▶ [DATA LINES]:

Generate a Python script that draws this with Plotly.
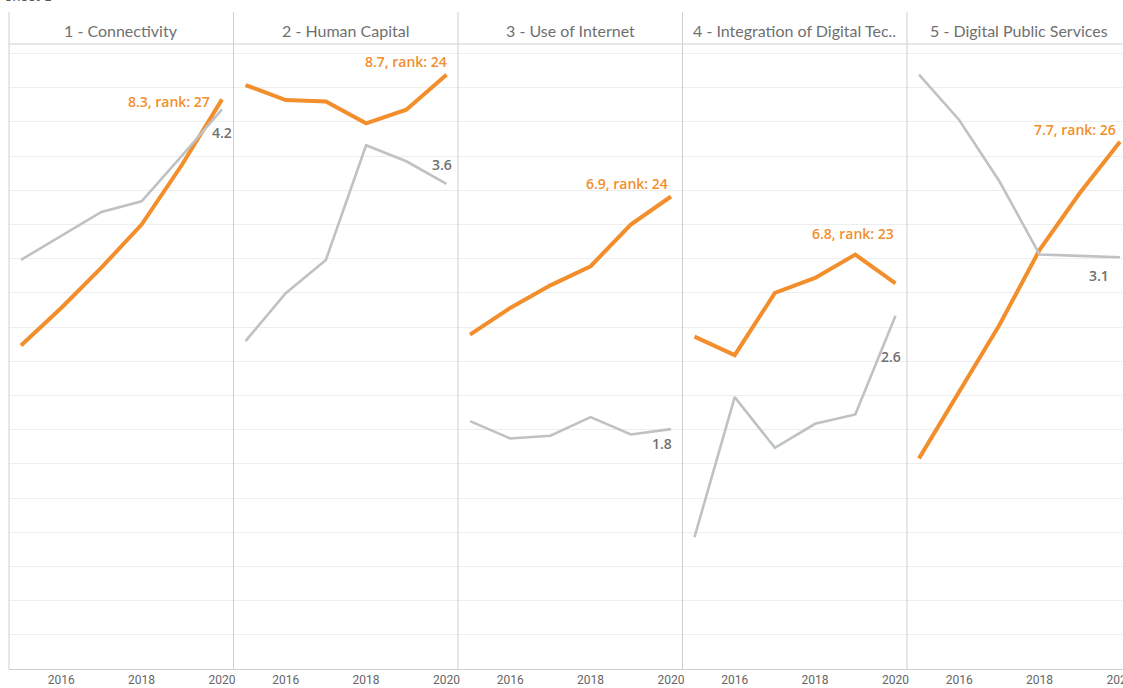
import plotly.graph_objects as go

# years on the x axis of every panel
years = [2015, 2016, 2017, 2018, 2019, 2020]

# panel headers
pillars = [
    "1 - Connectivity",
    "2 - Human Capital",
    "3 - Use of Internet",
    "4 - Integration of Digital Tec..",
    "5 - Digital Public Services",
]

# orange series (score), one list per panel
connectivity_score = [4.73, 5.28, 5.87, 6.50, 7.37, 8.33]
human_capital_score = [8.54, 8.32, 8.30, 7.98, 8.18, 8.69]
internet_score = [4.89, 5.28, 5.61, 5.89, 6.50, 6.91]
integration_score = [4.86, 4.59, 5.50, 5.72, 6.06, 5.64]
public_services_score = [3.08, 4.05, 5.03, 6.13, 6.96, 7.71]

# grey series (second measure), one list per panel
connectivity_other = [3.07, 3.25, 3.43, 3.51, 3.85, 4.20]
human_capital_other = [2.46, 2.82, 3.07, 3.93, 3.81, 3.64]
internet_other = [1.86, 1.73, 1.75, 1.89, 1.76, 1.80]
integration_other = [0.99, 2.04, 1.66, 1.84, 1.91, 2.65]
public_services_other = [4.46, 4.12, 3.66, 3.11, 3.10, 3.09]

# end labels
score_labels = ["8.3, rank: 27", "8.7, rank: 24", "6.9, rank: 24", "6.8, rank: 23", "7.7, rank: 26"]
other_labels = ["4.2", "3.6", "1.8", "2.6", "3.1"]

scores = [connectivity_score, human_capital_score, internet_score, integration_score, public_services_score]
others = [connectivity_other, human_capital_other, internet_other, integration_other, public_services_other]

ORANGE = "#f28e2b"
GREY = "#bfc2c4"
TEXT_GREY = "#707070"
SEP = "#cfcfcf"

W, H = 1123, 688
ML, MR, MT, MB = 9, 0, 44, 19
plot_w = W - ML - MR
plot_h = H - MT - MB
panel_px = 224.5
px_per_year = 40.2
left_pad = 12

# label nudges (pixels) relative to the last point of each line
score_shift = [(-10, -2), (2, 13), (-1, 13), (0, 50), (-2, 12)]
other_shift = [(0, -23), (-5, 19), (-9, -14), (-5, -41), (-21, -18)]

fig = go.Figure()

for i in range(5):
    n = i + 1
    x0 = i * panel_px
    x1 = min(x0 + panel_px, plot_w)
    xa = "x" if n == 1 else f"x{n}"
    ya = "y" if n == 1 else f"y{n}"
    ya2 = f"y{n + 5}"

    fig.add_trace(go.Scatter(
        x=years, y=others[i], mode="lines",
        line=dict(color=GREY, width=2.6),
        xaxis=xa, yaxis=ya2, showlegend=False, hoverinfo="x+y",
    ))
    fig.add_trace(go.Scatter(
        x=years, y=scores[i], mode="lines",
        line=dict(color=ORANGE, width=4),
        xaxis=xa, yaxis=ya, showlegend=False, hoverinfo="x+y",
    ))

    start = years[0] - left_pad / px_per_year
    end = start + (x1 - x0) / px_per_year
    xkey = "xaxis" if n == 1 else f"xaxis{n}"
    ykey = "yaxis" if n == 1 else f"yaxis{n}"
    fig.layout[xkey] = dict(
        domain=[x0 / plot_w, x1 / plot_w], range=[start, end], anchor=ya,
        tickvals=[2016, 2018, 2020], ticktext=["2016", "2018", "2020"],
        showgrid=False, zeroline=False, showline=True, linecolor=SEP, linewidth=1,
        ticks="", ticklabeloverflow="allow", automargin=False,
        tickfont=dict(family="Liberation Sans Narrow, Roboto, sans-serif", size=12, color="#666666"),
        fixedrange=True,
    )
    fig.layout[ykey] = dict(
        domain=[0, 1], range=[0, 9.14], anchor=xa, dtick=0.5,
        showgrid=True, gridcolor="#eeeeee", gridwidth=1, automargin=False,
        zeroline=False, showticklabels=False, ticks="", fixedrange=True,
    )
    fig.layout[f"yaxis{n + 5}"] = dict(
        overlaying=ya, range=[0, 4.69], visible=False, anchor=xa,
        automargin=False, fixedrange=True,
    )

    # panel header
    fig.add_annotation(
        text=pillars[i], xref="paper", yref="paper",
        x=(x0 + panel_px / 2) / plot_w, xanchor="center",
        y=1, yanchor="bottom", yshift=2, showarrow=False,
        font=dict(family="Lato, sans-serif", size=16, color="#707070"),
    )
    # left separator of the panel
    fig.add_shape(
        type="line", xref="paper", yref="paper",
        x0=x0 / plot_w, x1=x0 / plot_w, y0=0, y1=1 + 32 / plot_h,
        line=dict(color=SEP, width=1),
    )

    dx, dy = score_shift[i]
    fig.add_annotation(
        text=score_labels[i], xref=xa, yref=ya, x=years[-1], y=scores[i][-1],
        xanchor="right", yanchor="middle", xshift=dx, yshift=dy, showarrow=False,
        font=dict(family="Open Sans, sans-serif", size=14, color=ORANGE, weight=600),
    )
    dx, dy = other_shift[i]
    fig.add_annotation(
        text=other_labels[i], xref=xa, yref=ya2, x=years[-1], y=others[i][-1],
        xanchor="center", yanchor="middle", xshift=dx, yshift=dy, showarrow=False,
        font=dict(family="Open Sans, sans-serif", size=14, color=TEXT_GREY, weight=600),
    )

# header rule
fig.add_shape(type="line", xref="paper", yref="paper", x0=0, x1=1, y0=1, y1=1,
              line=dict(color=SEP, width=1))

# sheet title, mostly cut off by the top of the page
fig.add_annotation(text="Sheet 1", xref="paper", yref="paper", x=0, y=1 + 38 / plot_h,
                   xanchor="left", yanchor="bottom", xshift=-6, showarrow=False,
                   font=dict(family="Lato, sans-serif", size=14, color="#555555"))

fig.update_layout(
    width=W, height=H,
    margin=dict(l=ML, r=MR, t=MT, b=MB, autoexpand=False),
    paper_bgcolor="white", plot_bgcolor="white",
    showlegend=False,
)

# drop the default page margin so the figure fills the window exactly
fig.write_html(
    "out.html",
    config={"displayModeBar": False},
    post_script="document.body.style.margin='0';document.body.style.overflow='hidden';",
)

▶ [DO THIS]:
Write out again exactly the lines from the start of the data above through the line containing "public_services_score = [3.08, 4.05, 5.03, 6.13, 6.96, 7.71]", inclusive, excluding any pictures.

▶ [WRITTEN RESPONSE]:
Generate a Python script that draws this with Plotly.
import plotly.graph_objects as go

# years on the x axis of every panel
years = [2015, 2016, 2017, 2018, 2019, 2020]

# panel headers
pillars = [
    "1 - Connectivity",
    "2 - Human Capital",
    "3 - Use of Internet",
    "4 - Integration of Digital Tec..",
    "5 - Digital Public Services",
]

# orange series (score), one list per panel
connectivity_score = [4.73, 5.28, 5.87, 6.50, 7.37, 8.33]
human_capital_score = [8.54, 8.32, 8.30, 7.98, 8.18, 8.69]
internet_score = [4.89, 5.28, 5.61, 5.89, 6.50, 6.91]
integration_score = [4.86, 4.59, 5.50, 5.72, 6.06, 5.64]
public_services_score = [3.08, 4.05, 5.03, 6.13, 6.96, 7.71]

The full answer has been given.